I came across this link to a video about homeschooling made as a senior project by a photojournalism student, Dave Londres at the Rochester Institute of Technology.
I appreciate how he makes homeschoolers look like normal people. More importantly, I appreciate the comment by the father towards the end of the movie about how his twelve year old twins are just 12, not 12 going on twenty. He also talks about how he hopes his children are working to their full potential but that they are not any smarter than any other twelve year olds.
That touches on one of my biggest bugbears about homeschoolers. There is this tendency to try to prove that homeschoolers are better and brighter than their institutionally schooled counterparts. It drives me crazy. Homeschoolers fit onto a curve, just as all other school kids do, some are brighter than others, some are average and some are not as bright as the others. Perhaps the bell curve for homeschoolers is slightly shifted to the right, but perhaps it isn't. Frankly, while I am very impressed by some homeschoolers, I am not at all impressed by others. I often find it amusing that it's those homeschooler who I think would probably be better off sending their kids to someone else to be educated who are often the ones who sing the "party" song the loudest.
Deca Durabolin
3 years ago
3 comments:
Shez, I really loved this post. It's so obnoxious to sit with other home school mothers who all have geniuses/gifted/perfectly mannered children. It'd be nice to meet some "normal" children. Like mine!

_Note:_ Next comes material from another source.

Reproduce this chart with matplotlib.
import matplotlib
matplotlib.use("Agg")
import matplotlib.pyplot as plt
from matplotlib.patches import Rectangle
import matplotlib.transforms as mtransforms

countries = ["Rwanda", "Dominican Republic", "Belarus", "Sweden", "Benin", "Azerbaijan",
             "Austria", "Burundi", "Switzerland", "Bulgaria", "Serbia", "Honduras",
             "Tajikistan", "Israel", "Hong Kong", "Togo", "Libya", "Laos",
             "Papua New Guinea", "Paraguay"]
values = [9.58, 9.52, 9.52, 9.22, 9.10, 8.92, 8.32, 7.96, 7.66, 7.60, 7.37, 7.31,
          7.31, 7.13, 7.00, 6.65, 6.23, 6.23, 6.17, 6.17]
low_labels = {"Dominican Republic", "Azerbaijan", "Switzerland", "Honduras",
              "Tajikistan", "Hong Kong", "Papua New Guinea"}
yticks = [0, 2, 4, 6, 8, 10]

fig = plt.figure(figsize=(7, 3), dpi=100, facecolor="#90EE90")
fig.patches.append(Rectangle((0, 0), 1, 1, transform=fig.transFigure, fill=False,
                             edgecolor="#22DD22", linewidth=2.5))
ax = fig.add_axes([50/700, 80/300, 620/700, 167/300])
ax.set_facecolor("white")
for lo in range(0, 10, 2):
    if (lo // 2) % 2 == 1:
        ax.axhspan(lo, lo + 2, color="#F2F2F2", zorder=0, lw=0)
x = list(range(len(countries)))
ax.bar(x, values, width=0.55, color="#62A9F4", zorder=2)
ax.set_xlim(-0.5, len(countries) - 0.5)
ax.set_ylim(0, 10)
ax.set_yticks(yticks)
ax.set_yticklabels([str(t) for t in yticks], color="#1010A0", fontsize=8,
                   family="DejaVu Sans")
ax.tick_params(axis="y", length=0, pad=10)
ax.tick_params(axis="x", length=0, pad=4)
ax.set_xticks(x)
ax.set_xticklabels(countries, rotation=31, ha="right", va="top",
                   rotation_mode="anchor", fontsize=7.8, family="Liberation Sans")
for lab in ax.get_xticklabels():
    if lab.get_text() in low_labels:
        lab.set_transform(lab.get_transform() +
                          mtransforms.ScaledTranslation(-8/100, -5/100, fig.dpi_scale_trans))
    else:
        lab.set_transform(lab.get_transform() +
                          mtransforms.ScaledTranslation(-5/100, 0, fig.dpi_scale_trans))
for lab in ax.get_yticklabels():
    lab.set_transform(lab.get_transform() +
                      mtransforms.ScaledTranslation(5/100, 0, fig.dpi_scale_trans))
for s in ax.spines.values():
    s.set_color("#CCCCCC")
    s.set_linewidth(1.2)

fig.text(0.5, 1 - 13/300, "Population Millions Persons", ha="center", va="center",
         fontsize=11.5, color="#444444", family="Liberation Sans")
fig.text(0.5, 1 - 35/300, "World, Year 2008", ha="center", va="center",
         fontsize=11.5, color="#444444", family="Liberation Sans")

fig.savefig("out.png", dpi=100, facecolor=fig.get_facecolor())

I agree with all of this. Very early on I thought one of the reasons to homeschool was because my children were so special, so bright, so not those other kids...Yuck.
My eyes got opened by Allison McKee at a homeschooling conference. She said that all of our kids are just normal kids and we put a lot of undo pressure on them, ourselves and our public schooling neighbors when we think that they have to be geniuses because we homeschool. That only brings constant testing and monitoring and comparing and competing instead of learning, and enjoying and maintaining close relationships with friends and family.
My kids have acted inappropriately at times, because they're children! They're also nice and aware because that's how they're wired. I think homeschooling can help with allowing kids to be who they truly are, and not be forced into cliques or trends that have nothing to do with their true interests, but it doesn't make any kids geniuses or saints, much as some would like to think so.
My kids are eminently "normal"!
Thanks for the link to that great video.
I also see and know homeschooled kids who run the gamut from precocious to to on grade level to behind, from social to unsocialized, from isolated to not isolated, from shy to outgoing, from well mannered to bratty or bully-ish, from those who stand out to those who blend into the background and from happy to sad. Homeschoolers are a wide variety and frankly I don't know what "normal" is anymore as people are a combination of things.
I also feel that some people hold homeschoolers to a higher standard than schooled kids. For example the legislation that tried to get passed in my state this year, well, to me it put higher standards on homeschooled kids than what the schooled kids and the school administrators are accountable for. It is not fair.
A friend with a child with Turrett's Syndrome and mulitple learning disabilities who was failed by public school is now happily homeschooled. However his mother admits that due to various neurological issues that are challenging for him, he is behind a bit in some subjects, just as he would in school. However if he were in school they'd be happy to let him be behind due to his LD label and his medical issues. Yet with HSing I am not sure that he will be let off the hook. His mother is concerned what will happen in the next legislative session.